Today I took the short train ride to Inari, to visit the shinto shrine there. I’m not religious, but I find temples and shrines interesting, They can be built in the most extraordinary places. Totally awe-inspiring on occasion. Today I chose Inari, because it is so close to Kyoto where I am based. I haven’t managed to get there on my previous 4 visits, so today was my chance. There a lot of people getting off the train and the temple platform, and even more already there. The entrance is very crowded, especially for a Monday, weekday.
I’m informed by the very helpful staff of the temple, who have set up a table marked ‘English Information’, that has my attention straight away. They tell me that nearly all the signage is in Japanese, so I should take this piece of paper, written in English to help me navigate the site. I am grateful for this small courtesy, It helps to have some sort of directional guide. They also tell me that it takes about 2 hours to do the full climb up to the top of the hill. Hopefully climbing down is faster. This is some sort of test for the devout, so that counts me out already, but I’m up for it, just for the experience.

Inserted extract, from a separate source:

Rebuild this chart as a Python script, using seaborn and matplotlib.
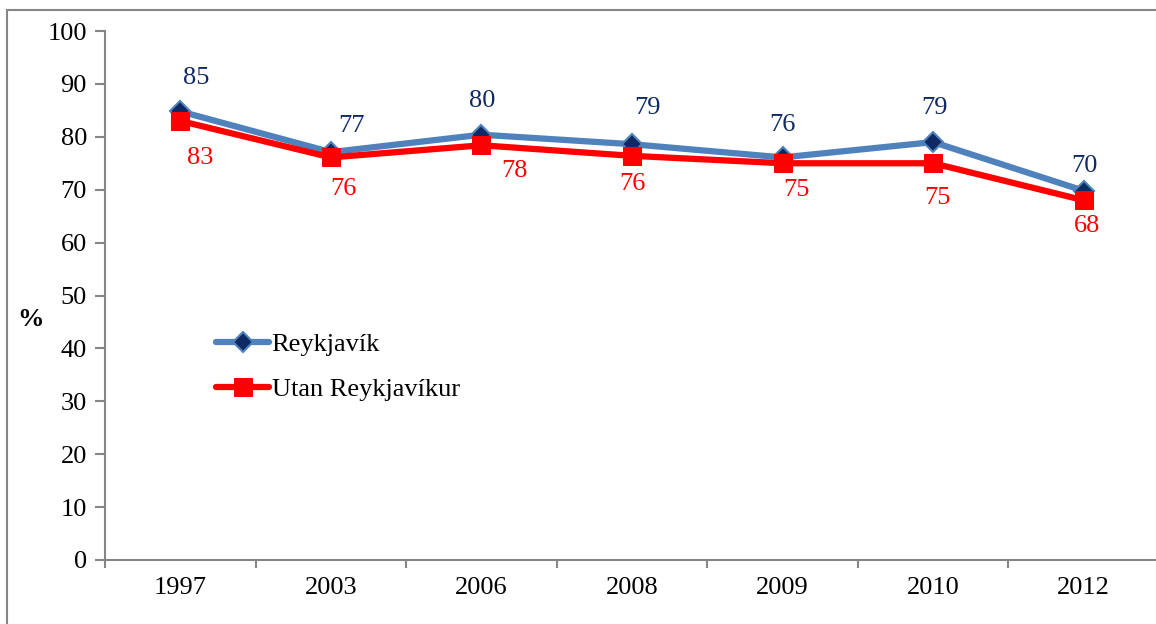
import pandas as pd
import matplotlib.pyplot as plt
import seaborn as sns
from matplotlib.patches import Rectangle

# Chart data
years = ["1997", "2003", "2006", "2008", "2009", "2010", "2012"]
reykjavik = [84.8, 77.1, 80.4, 78.6, 76.1, 79.0, 69.8]
utan_reykjavikur = [83.0, 76.1, 78.4, 76.4, 75.0, 75.0, 68.0]

# Label offsets in pixels (dx, dy up)
blue_offsets = [(16, 33), (21, 26), (1, 34), (15, 36), (0, 32), (1, 34), (1, 25)]
red_offsets = [(20, -37), (13, -32), (33, -26), (0, -28), (14, -27), (4, -35), (3, -26)]

sns.set_style("white")
plt.rcParams["font.family"] = ["Liberation Serif", "DejaVu Serif"]
plt.rcParams["text.color"] = "black"

grey = "#868686"
blue_line = "#4f81bd"
navy = "#0f2a63"
red = "#ff0000"

df = pd.DataFrame({"pos": range(len(years)), "Reykjavík": reykjavik,
                   "Utan Reykjavíkur": utan_reykjavikur})

fig = plt.figure(figsize=(11.56, 6.24), dpi=100)
ax = fig.add_axes([105 / 1156, 64 / 624, 1054 / 1156, 529 / 624])

sns.lineplot(data=df, x="pos", y="Reykjavík", ax=ax, color=blue_line,
             linewidth=4.5, marker="D", markersize=10, markerfacecolor=navy,
             markeredgecolor=blue_line, markeredgewidth=1.5, label="Reykjavík")
sns.lineplot(data=df, x="pos", y="Utan Reykjavíkur", ax=ax, color=red,
             linewidth=4.5, marker="s", markersize=13, markerfacecolor=red,
             markeredgecolor=red, label="Utan Reykjavíkur")

# Data labels
for i, v in enumerate(reykjavik):
    dx, dy = blue_offsets[i]
    ax.annotate(f"{v:.0f}", (i, v), xytext=(dx * 0.72, dy * 0.72),
                textcoords="offset points", ha="center", va="center",
                fontsize=19, color=navy)
for i, v in enumerate(utan_reykjavikur):
    dx, dy = red_offsets[i]
    ax.annotate(f"{v:.0f}", (i, v), xytext=(dx * 0.72, dy * 0.72),
                textcoords="offset points", ha="center", va="center",
                fontsize=19, color=red)

# Axes styling
ax.set_xlim(-0.5, len(years) - 0.5)
ax.set_ylim(0, 100)
ax.set_yticks(range(0, 101, 10))
ax.set_xticks(range(len(years)))
ax.set_xticklabels(years)
ax.set_xticks([i - 0.5 for i in range(len(years) + 1)], minor=True)
ax.tick_params(axis="x", which="major", length=0, labelsize=19, pad=12,
               labelcolor="black")
ax.tick_params(axis="x", which="minor", length=6, width=1.5, color=grey,
               direction="out", bottom=True)
ax.tick_params(axis="y", length=7, width=1.5, color=grey, direction="out",
               labelsize=19, pad=6, left=True, labelcolor="black")
ax.set_xlabel("")
ax.set_ylabel("")
for side in ["top", "right"]:
    ax.spines[side].set_visible(False)
for side in ["left", "bottom"]:
    ax.spines[side].set_color(grey)
    ax.spines[side].set_linewidth(1.5)

fig.text(30 / 1156, 1 - 320 / 624, "%", fontsize=19, fontweight="bold",
         ha="center", va="center", color="black")

leg = ax.legend(loc="upper left", bbox_to_anchor=(0.083, 0.475), frameon=False,
                fontsize=19, handlelength=2.0, handletextpad=0.1,
                labelspacing=0.82)
for t in leg.get_texts():
    t.set_color("black")

# Outer chart border
fig.patches.append(Rectangle((7 / 1156, -0.1), 1.2, 1 - 10 / 624 + 0.1,
                             transform=fig.transFigure, fill=False,
                             edgecolor=grey, linewidth=1.5))

fig.savefig("out.png", dpi=100)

I set off along with the multitudes. We have to thin out a little to allow us all to pass through the first gate. We are all shoulder to shoulder as we pass the various early stages of the walk. Soon the path divides into two, one up on the left and the other for returning pilgrims on the right. These paths are noticeably narrower, so we thin out a little more. We emerge. into a cleared space and then start the climb. Don’t know how many steps there are, as I can’t read the signage. At the Moro Temple near Nara, not that far from here, they told us that there were 700 steps, more or less straight up the mountain. I could believe it.

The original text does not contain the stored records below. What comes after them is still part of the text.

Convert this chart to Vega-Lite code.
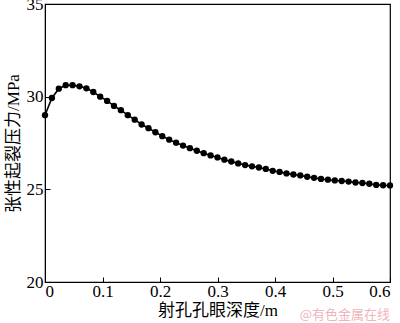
{
  "$schema": "https://vega.github.io/schema/vega-lite/v6.json",
  "width": 345,
  "height": 278,
  "autosize": "none",
  "padding": {"left": 45, "top": 4, "right": 10, "bottom": 41},
  "background": "white",
  "config": {
    "view": {"stroke": "black", "strokeWidth": 1.2},
    "font": "Liberation Serif, Noto Sans CJK SC"
  },
  "data": {
    "values": [
      {"d": 0.000, "p": 29.00}, {"d": 0.012, "p": 29.93}, {"d": 0.024, "p": 30.43},
      {"d": 0.036, "p": 30.62}, {"d": 0.048, "p": 30.62}, {"d": 0.060, "p": 30.56},
      {"d": 0.072, "p": 30.45}, {"d": 0.084, "p": 30.25}, {"d": 0.096, "p": 30.00},
      {"d": 0.108, "p": 29.77}, {"d": 0.120, "p": 29.50}, {"d": 0.132, "p": 29.27},
      {"d": 0.144, "p": 29.00}, {"d": 0.156, "p": 28.76}, {"d": 0.168, "p": 28.50},
      {"d": 0.180, "p": 28.30}, {"d": 0.192, "p": 28.08}, {"d": 0.204, "p": 27.87},
      {"d": 0.216, "p": 27.68}, {"d": 0.228, "p": 27.52}, {"d": 0.240, "p": 27.36},
      {"d": 0.252, "p": 27.22}, {"d": 0.264, "p": 27.08}, {"d": 0.276, "p": 26.95},
      {"d": 0.288, "p": 26.83}, {"d": 0.300, "p": 26.72}, {"d": 0.312, "p": 26.60},
      {"d": 0.324, "p": 26.50}, {"d": 0.336, "p": 26.40}, {"d": 0.348, "p": 26.31},
      {"d": 0.360, "p": 26.24}, {"d": 0.372, "p": 26.18}, {"d": 0.384, "p": 26.10},
      {"d": 0.396, "p": 26.00}, {"d": 0.408, "p": 25.94}, {"d": 0.420, "p": 25.86},
      {"d": 0.432, "p": 25.80}, {"d": 0.444, "p": 25.75}, {"d": 0.456, "p": 25.68},
      {"d": 0.468, "p": 25.62}, {"d": 0.480, "p": 25.56}, {"d": 0.492, "p": 25.52},
      {"d": 0.504, "p": 25.48}, {"d": 0.516, "p": 25.45}, {"d": 0.528, "p": 25.42},
      {"d": 0.540, "p": 25.37}, {"d": 0.552, "p": 25.34}, {"d": 0.564, "p": 25.30},
      {"d": 0.576, "p": 25.24}, {"d": 0.588, "p": 25.22}, {"d": 0.600, "p": 25.21}
    ]
  },
  "layer": [
    {
      "mark": {"type": "line", "color": "black", "strokeWidth": 1.6,
               "point": {"filled": true, "color": "black", "size": 40, "opacity": 1}},
      "encoding": {
        "x": {
          "field": "d", "type": "quantitative",
          "scale": {"domain": [0, 0.6], "nice": false},
          "axis": {
            "title": "射孔孔眼深度/m",
            "values": [0, 0.1, 0.2, 0.3, 0.4, 0.5, 0.6],
            "format": "~g",
            "grid": false, "domainColor": "black", "tickColor": "black",
            "tickSize": -5, "labelPadding": 6,
            "labelFontSize": 17, "labelColor": "black", "labelFont": "Liberation Serif",
            "titleFontSize": 17, "titleFontWeight": "normal", "titleColor": "black",
            "titlePadding": 3
          }
        },
        "y": {
          "field": "p", "type": "quantitative",
          "scale": {"domain": [20, 35], "nice": false, "zero": false},
          "axis": {
            "title": "张性起裂压力/MPa",
            "values": [20, 25, 30, 35],
            "grid": false, "domainColor": "black", "tickColor": "black",
            "tickSize": -5, "labelPadding": 7,
            "labelFontSize": 17, "labelColor": "black", "labelFont": "Liberation Serif",
            "titleFontSize": 17, "titleFontWeight": "normal", "titleColor": "black",
            "titlePadding": 4
          }
        }
      }
    },
    {
      "data": {"values": [{"t": "@有色金属在线"}]},
      "mark": {"type": "text", "align": "right", "baseline": "middle",
               "color": "#f0b4bc", "fontSize": 13, "font": "Noto Sans CJK SC"},
      "encoding": {
        "text": {"field": "t"},
        "x": {"datum": 0.6},
        "y": {"datum": 18.2}
      }
    }
  ]
}
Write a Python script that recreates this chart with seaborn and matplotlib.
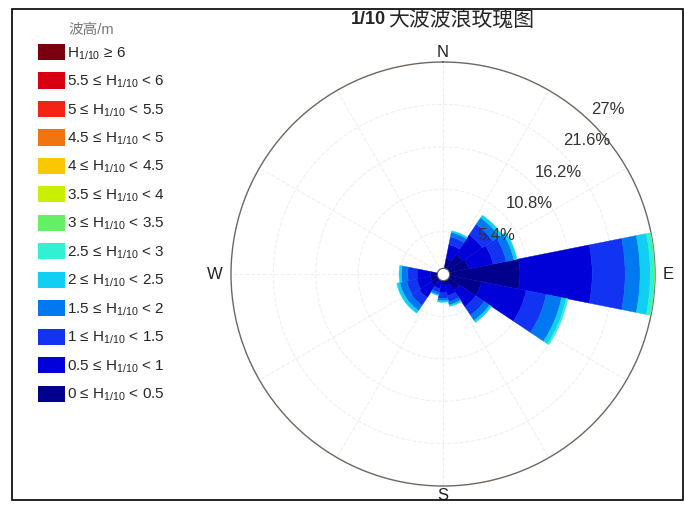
import numpy as np
import matplotlib
matplotlib.use("Agg")
import matplotlib.pyplot as plt
import seaborn as sns
from matplotlib.patches import Patch, Rectangle

# Data: frequency (%) per direction sector, stacked by H1/10 class
directions = ['N', 'NNE', 'NE', 'ENE', 'E', 'ESE', 'SE', 'SSE',
              'S', 'SSW', 'SW', 'WSW', 'W', 'WNW', 'NW', 'NNW']
dir_angles = np.arange(16) * 22.5

h_0_05 = [0.2, 2.0, 3.0, 3.3, 9.8, 5.0, 2.5, 1.5, 1.3, 1.0, 1.8, 1.6, 1.6, 0.3, 0.2, 0.2]
h_05_1 = [0.2, 1.8, 3.0, 3.2, 9.2, 5.8, 2.5, 1.3, 1.1, 0.9, 1.8, 1.8, 1.7, 0.2, 0.1, 0.1]
h_1_15 = [0.1, 1.0, 1.6, 1.7, 4.2, 2.6, 1.3, 0.8, 0.7, 0.5, 1.2, 1.3, 1.2, 0.1, 0.1, 0.1]
h_15_2 = [0.0, 0.6, 1.0, 1.0, 1.9, 2.0, 0.8, 0.4, 0.3, 0.3, 0.8, 0.9, 0.8, 0.0, 0.0, 0.0]
h_2_25 = [0.0, 0.2, 0.4, 0.4, 1.3, 0.6, 0.3, 0.2, 0.2, 0.1, 0.4, 0.4, 0.3, 0.0, 0.0, 0.0]
h_25_3 = [0.0, 0.0, 0.0, 0.0, 0.5, 0.2, 0.0, 0.0, 0.0, 0.0, 0.0, 0.0, 0.0, 0.0, 0.0, 0.0]
h_3_35 = [0.0, 0.0, 0.0, 0.0, 0.1, 0.0, 0.0, 0.0, 0.0, 0.0, 0.0, 0.0, 0.0, 0.0, 0.0, 0.0]
h_zero = [0.0] * 16  # classes above 3.5 m: no occurrences

bins = [h_0_05, h_05_1, h_1_15, h_15_2, h_2_25, h_25_3, h_3_35,
        h_zero, h_zero, h_zero, h_zero, h_zero, h_zero]
edges = ['0', '0.5', '1', '1.5', '2', '2.5', '3', '3.5', '4', '4.5', '5', '5.5', '6']
colors = ['#00008c', '#0000d8', '#1234f2', '#0078f0', '#10cff2', '#34f0d2',
          '#64f064', '#c8f000', '#f8c800', '#f07410', '#f42414', '#d80010', '#7a0010']

ring_ticks = [5.4, 10.8, 16.2, 21.6, 27]
ring_labels = ['5.4%', '10.8%', '16.2%', '21.6%', '27%']

sns.set_theme(style="white")
plt.rcParams['font.family'] = ['Liberation Sans', 'Noto Sans CJK SC', 'DejaVu Sans']
plt.rcParams['axes.unicode_minus'] = False

fig = plt.figure(figsize=(6.84, 5.05), dpi=100)
ax = fig.add_axes([0.3377, 0.0376, 0.6199, 0.8396], projection='polar')
ax.set_theta_zero_location('N')
ax.set_theta_direction(-1)

theta = np.deg2rad(dir_angles)
width = np.deg2rad(22.5)
bottom = np.zeros(16)
for vals, c in zip(bins, colors):
    vals = np.array(vals)
    keep = vals > 0
    if keep.any():
        ax.bar(theta[keep], vals[keep], width=width, bottom=bottom[keep], color=c,
               edgecolor=c, linewidth=0.3, align='center', zorder=3)
    bottom += vals

ax.set_ylim(0, 27)
ax.set_yticks(ring_ticks[:-1])
ax.set_yticklabels([])
ax.set_xticks(np.deg2rad(np.arange(0, 360, 30)))
ax.set_xticklabels([])
ax.grid(True, color='#efefef', linestyle='--', linewidth=0.8)
ax.spines['polar'].set_color('#6e6660')
ax.spines['polar'].set_linewidth(1.0)

# center hole
ax.plot(0, 0, 'o', ms=9, mfc='white', mec='#555555', mew=0.8, zorder=5)

# ring labels
for r, lab in zip(ring_ticks, ring_labels):
    ax.text(np.deg2rad(42), r + 1.2, lab, ha='left', va='center', fontsize=12,
            color='#333333', zorder=6)

# compass labels
for ang, lab, r in [(0, 'N', 28.2), (90, 'E', 28.7), (180, 'S', 28.2), (270, 'W', 29.0)]:
    ax.text(np.deg2rad(ang), r, lab, ha='center', va='center', fontsize=12, color='#222222')

# title
fig.text(386 / 684, 1 - 20 / 505, '1/10', ha='right', va='center', fontsize=13, fontweight='bold')
fig.text(388 / 684, 1 - 20 / 505, '大波波浪玫瑰图', ha='left', va='center', fontsize=15)

# legend
handles = []
for i in range(len(colors) - 1, -1, -1):
    if i == len(colors) - 1:
        lab = r'$\mathregular{H_{1/10}}$' + ' ≥ ' + edges[i]
    else:
        lab = edges[i] + ' ≤ ' + r'$\mathregular{H_{1/10}}$' + ' < ' + edges[i + 1]
    handles.append(Patch(facecolor=colors[i], edgecolor='none', label=lab))
leg = fig.legend(handles=handles, loc='upper left', bbox_to_anchor=(38 / 684, 1 - 44 / 505),
                 frameon=False, fontsize=11,
                 handlelength=1.75, handleheight=1.25, handletextpad=0.15,
                 labelspacing=0.71, borderpad=0, borderaxespad=0)
fig.text(68 / 684, 1 - 30 / 505, '波高/m', ha='left', va='center', fontsize=10.5, color='#777777')

# outer frame
fig.patches.append(Rectangle((12 / 684, 1 - 500 / 505), 671 / 684, 491 / 505,
                             transform=fig.transFigure, fill=False,
                             edgecolor='black', linewidth=1.2))

fig.savefig('out.png', dpi=100)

Here, it’s a little different we wind and wander around the hill for a couple of kilometres. It’s only a gentle climb at first, but soon gets serious, then steeper. Luckily there are small places to stop and spend money on iced tea, ice cream and even meals. There is no charge to visit this shrine, but there is a lot of money changing hands at each of the half-dozen way stations. I have brought my own bottle of water, but it is soon gone. It’s a hot day, 30oC and swelteringly humid with it. I’m soon dripping in sweat. Even if I’m not religious, a walk like this is probably good for me. Not so for a lady ahead, who takes a fall and has to be carried out on a stretcher by the rescue squad. They passed us running up the stairs half an hour ago. I’m full of admiration for these guys. They are so fit.
It crosses my mind that if the walk is 4 km and with all the twists and turns and wriggles in the path, it is probably more than that, then there is the fact that we are also undulating and always climbing, then the 4 ks on the 2D map might be 5 k on the ground? it then strikes me that each step would be 50 cm. normally, but since we are climbing stairs for a lot of the time, perhaps my steps are only 200 mm to 300mm. for some of the time. Maybe I will take as many as 12 to 15,000 steps to do the full circuit? Maybe not, but it’s this sort of thing that goes through a person’s mind as he walks/climbs for and hour or two.

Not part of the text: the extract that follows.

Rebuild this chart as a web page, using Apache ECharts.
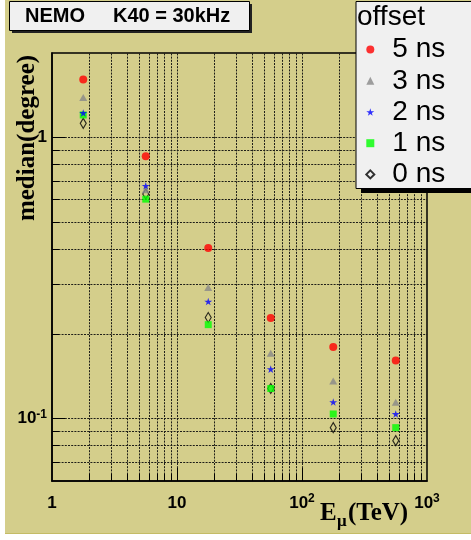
<!DOCTYPE html>
<html>
<head>
<meta charset="utf-8">
<script src="https://cdn.jsdelivr.net/npm/echarts@6/dist/echarts.min.js"></script>
<style>html,body{margin:0;padding:0;background:#fff;}#c{width:471px;height:540px;}</style>
</head>
<body>
<div id="c"></div>
<script>
// ---- data ----
const energy = [1.778, 5.623, 17.78, 56.23, 177.8, 562.3];
const off5 = [1.61, 0.858, 0.405, 0.228, 0.180, 0.161];
const off3 = [1.39, 0.652, 0.293, 0.171, 0.136, 0.1143];
const off2 = [1.224, 0.674, 0.261, 0.150, 0.1146, 0.1039];
const off1 = [1.204, 0.604, 0.216, 0.128, 0.1039, 0.0929];
const off0 = [1.124, 0.63, 0.229, 0.128, 0.0929, 0.0835];
const seriesNames = ['5 ns', '3 ns', '2 ns', '1 ns', '0 ns'];
const xRange = [1, 1000];
const yRange = [0.06, 2];
const xTicks = [1, 10, 100, 1000];
const xTickLabels = ['1', '10', '10^2', '10^3'];
const yTicks = [0.1, 1];
const yTickLabels = ['10^-1', '1'];
const gridX = [2,3,4,5,6,7,8,9,10,20,30,40,50,60,70,80,90,100,200,300,400,500,600,700,800,900];
const gridY = [0.07,0.08,0.09,0.1,0.2,0.3,0.4,0.5,0.6,0.7,0.8,0.9,1];

const KHAKI = '#d4ce8b';
const STAR = 'path://M50,0 L61,35 L98,35 L68,57 L79,91 L50,70 L21,91 L32,57 L2,35 L39,35 Z';

function isPow10(v) { const l = Math.log10(v); return Math.abs(l - Math.round(l)) < 1e-6; }
function snap(v) { return Math.round(v - 0.5) + 0.5; }
function fmtTick(ticks, labels) {
  return function (v) {
    for (let i = 0; i < ticks.length; i++) {
      if (Math.abs(Math.log10(v) - Math.log10(ticks[i])) < 1e-6) {
        const parts = labels[i].split('^');
        return parts.length > 1 ? '{b|' + parts[0] + '}{s|' + parts[1] + '}' : '{b|' + parts[0] + '}';
      }
    }
    return '';
  };
}
const richLab = {
  b: { fontSize: 17, fontWeight: 'bold', fontFamily: 'Liberation Sans, Arial', color: '#000', lineHeight: 20 },
  s: { fontSize: 12, fontWeight: 'bold', fontFamily: 'Liberation Sans, Arial', color: '#000', lineHeight: 12, verticalAlign: 'top' }
};

const gridStyle = { stroke: '#1e1e18', lineDash: [2, 1.2], lineWidth: 1 };

const chart = echarts.init(document.getElementById('c'), null, { renderer: 'canvas' });

function pair(ys) { return energy.map((x, i) => [x, ys[i]]); }

chart.setOption({
  backgroundColor: '#ffffff',
  animation: false,
  grid: { left: 52, right: 44, top: 53, bottom: 59, show: true, backgroundColor: 'transparent', borderColor: '#000', borderWidth: 1.5, containLabel: false },
  xAxis: {
    type: 'log', logBase: 10, min: xRange[0], max: xRange[1],
    axisLine: { show: true, lineStyle: { color: '#000', width: 1.5 } },
    axisTick: { show: false }, splitLine: { show: false }, minorTick: { show: false },
    axisLabel: { show: true, margin: 12, showMinLabel: true, showMaxLabel: true, formatter: fmtTick(xTicks, xTickLabels), rich: richLab }
  },
  yAxis: {
    type: 'log', logBase: 10, min: yRange[0], max: yRange[1],
    axisLine: { show: true, lineStyle: { color: '#000', width: 1.5 } },
    axisTick: { show: false }, splitLine: { show: false }, minorTick: { show: false },
    axisLabel: { show: true, margin: 5, showMinLabel: false, showMaxLabel: false, formatter: fmtTick(yTicks, yTickLabels), rich: richLab }
  },
  legend: {
    orient: 'vertical', left: 365.3, top: 34, padding: 0, itemGap: 0,
    itemWidth: 8, itemHeight: 8, z: 10, symbolKeepAspect: true,
    data: seriesNames,
    textStyle: { fontSize: 28, fontFamily: 'Liberation Sans, Arial', color: '#000', lineHeight: 31.2, padding: [0, 0, 0, 13] }
  },
  graphic: [
    { type: 'rect', z: -10, shape: { x: 5, y: 0, width: 466, height: 533 }, style: { fill: KHAKI } },
    { type: 'rect', z: -9, shape: { x: 5, y: 533, width: 466, height: 1 }, style: { fill: '#c4bc66' } },
    // title box
    { type: 'rect', z: 8, shape: { x: 12, y: 4, width: 240, height: 29 }, style: { fill: '#222' } },
    { type: 'rect', z: 9, shape: { x: 9.5, y: 1.5, width: 240, height: 29 }, style: { fill: '#f0f0f0', stroke: '#000', lineWidth: 1 } },
    { type: 'text', z: 10, style: { x: 25, y: 16.5, text: 'NEMO', font: 'bold 20px "Liberation Sans", Arial', fill: '#000', verticalAlign: 'middle', align: 'left' } },
    { type: 'text', z: 10, style: { x: 113, y: 16.5, text: 'K40 = 30kHz', font: 'bold 20px "Liberation Sans", Arial', fill: '#000', verticalAlign: 'middle', align: 'left' } },
    // legend box
    { type: 'rect', z: 8, shape: { x: 361, y: 6, width: 115, height: 187 }, style: { fill: '#000' } },
    { type: 'rect', z: 9, shape: { x: 356, y: 1.5, width: 118, height: 187 }, style: { fill: '#f0f0f0', stroke: '#000', lineWidth: 1 } },
    { type: 'text', z: 10, style: { x: 357, y: 17.5, text: 'offset', font: '28px "Liberation Sans", Arial', fill: '#000', verticalAlign: 'middle', align: 'left' } },
    // axis titles
    { type: 'text', z: 10, x: 27.5, y: 138, rotation: Math.PI / 2, style: { x: 0, y: 0, text: 'median(degree)', font: 'bold 25px "Liberation Serif", "Times New Roman", serif', fill: '#000', align: 'center', verticalAlign: 'middle' } },
    { type: 'text', z: 10, style: { x: 320, y: 513.5, text: 'E', font: 'bold 25px "Liberation Serif", "Times New Roman", serif', fill: '#000', align: 'left', verticalAlign: 'middle' } },
    { type: 'text', z: 10, style: { x: 337, y: 521.5, text: 'μ', font: 'bold 17px "Liberation Serif", "Times New Roman", serif', fill: '#000', align: 'left', verticalAlign: 'middle' } },
    { type: 'text', z: 10, style: { x: 348, y: 513.5, text: '(TeV)', font: 'bold 25px "Liberation Serif", "Times New Roman", serif', fill: '#000', align: 'left', verticalAlign: 'middle' } }
  ],
  series: [
    {
      type: 'custom', name: 'gridX', silent: true, z: 1, clip: false,
      data: gridX.map(v => [v, yRange[0]]),
      renderItem: function (params, api) {
        const x = api.value(0);
        const p0 = api.coord([x, yRange[0]]);
        const p1 = api.coord([x, yRange[1]]);
        const len = isPow10(x) ? 13 : 7;
        const sx = snap(p0[0]);
        return { type: 'group', children: [
          { type: 'line', shape: { x1: sx, y1: p0[1], x2: sx, y2: p1[1] }, style: gridStyle },
          { type: 'line', shape: { x1: sx, y1: p0[1], x2: sx, y2: p0[1] - len }, style: { stroke: '#000', lineWidth: 1 } }
        ] };
      }
    },
    {
      type: 'custom', name: 'gridY', silent: true, z: 1, clip: false,
      data: gridY.map(v => [xRange[0], v]),
      renderItem: function (params, api) {
        const y = api.value(1);
        const p0 = api.coord([xRange[0], y]);
        const p1 = api.coord([xRange[1], y]);
        const len = isPow10(y) ? 13 : 7;
        const sy = snap(p0[1]);
        return { type: 'group', children: [
          { type: 'line', shape: { x1: p0[0], y1: sy, x2: p1[0], y2: sy }, style: gridStyle },
          { type: 'line', shape: { x1: p0[0], y1: sy, x2: p0[0] + len, y2: sy }, style: { stroke: '#000', lineWidth: 1 } }
        ] };
      }
    },
    { type: 'scatter', name: '0 ns', z: 3, data: pair(off0), symbol: 'diamond', symbolSize: [6, 10], symbolKeepAspect: true, itemStyle: { color: 'rgba(0,0,0,0)', borderColor: '#000', borderWidth: 1.2 } },
    { type: 'scatter', name: '1 ns', z: 3, data: pair(off1), symbol: 'rect', symbolSize: 7, symbolKeepAspect: true, itemStyle: { color: '#00ff00' } },
    { type: 'scatter', name: '3 ns', z: 3, data: pair(off3), symbol: 'triangle', symbolSize: [8, 7], symbolKeepAspect: true, itemStyle: { color: '#888888' } },
    { type: 'scatter', name: '2 ns', z: 3, data: pair(off2), symbol: STAR, symbolSize: 8, symbolKeepAspect: true, itemStyle: { color: '#0000ff' } },
    { type: 'scatter', name: '5 ns', z: 3, data: pair(off5), symbol: 'circle', symbolSize: 8, symbolKeepAspect: true, itemStyle: { color: '#ff0000' } }
  ]
});
</script>
</body>
</html>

I eventually reach the top. Inari is the patron of manufacturing, so I can claim that I’ve made it!
The crown of the hill is a series of graveyards or cemeteries. It’s a long way to go to die and there have been times during the ascent when that possibility has crossed my mind. So what did I find there?
Nothing!
A good view, a slight breeze. Some marketing. Is nowhere sacred?
I find going down instead of being easy, is almost as hard, It creates a lot of pressure on the toes as I descend one step at a time. It really worked my calf muscles going up, now my toes coming down. I eventually reach the bottom again. It’s past midday and really heating up now. I reach the level ground and a place to stop and rest, but instead of rest I get accosted by a friendly Japanese man who wants to discuss the subtleties of the English language with me. I’m not the right person to ask. I failed English at school. Still, I do my best to answer his questions. He wants me to explain to him why English is such a complex language, with so many words that can be used to say the same thing, like broken and shattered. I apologise for my lack of knowledge, but do my best to explain the difference, it;’s all about degrees of difference. I go on to explain that English isn’t just one language. It’s a conglomerate, with roots in Greek, Latin, French, German and Danish. England was invaded many times. Everybody left something behind. He goes on to ask if I’m a Christian, all westerners are Christians, aren’t they? I tell him No. Not everyone. He asks if I’m Catholic? No. Am I Anglican? No. what religion am I then? I’m not. I don’t have a religion. Then I’m a heathen in Christ’s eyes! Possibly, but I’m not really interested, thank you!
I take my leave, I can see where this is going. When I arrived at the bottom. My legs were like jelly, I had to keep moving my weight from leg to leg to get comfortable, so the time being harassed by the stranger was a useful time to get my legs back. I feel better now, knowing that I’m a heathen. I somehow feel a bit pious about it. Can you be a pious Heathen?